# Best Flavor Oils



## dixiedragon (Mar 8, 2015)

Where do you get your flavor oils? I love my Fresh Pineapple from BB, Mint Chocolate from Camden Grey and Wild Grape from WSP. My Pina Colada from Camden Grey is sort of meh. Any suggestions for awesome flavor oils?


----------



## snappyllama (Mar 8, 2015)

I like BB Cucumber and Melon - especially for lip scrubs.  The smell reminds me of spa-ish exfoliation.


----------



## shunt2011 (Mar 8, 2015)

MMS has some great flavor oils. I also have some from NG and Elements Bath and Body.

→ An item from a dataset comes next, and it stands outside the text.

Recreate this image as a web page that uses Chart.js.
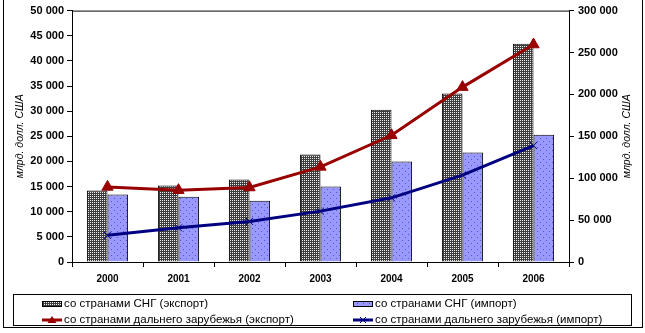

They all work well.


----------



## IrishLass (Mar 8, 2015)

I second Shari's suggestions of MMS and Elements Bath&Body. 

My MMS favorites are:

Peach
Vanilla Banilla
Grape
Cucumber Melon
Honey
Root Beer
Black Cherry 
Mango Mango
Sugar Baby Sweetener

and My favorites from Elements are:

Fizzy Soda Pop
Blue Raspberry
Pink Lemonade

Also - Brambleberry has an awesome Passionfruit Rose flavor oil that I am in love with.

IrishLass


----------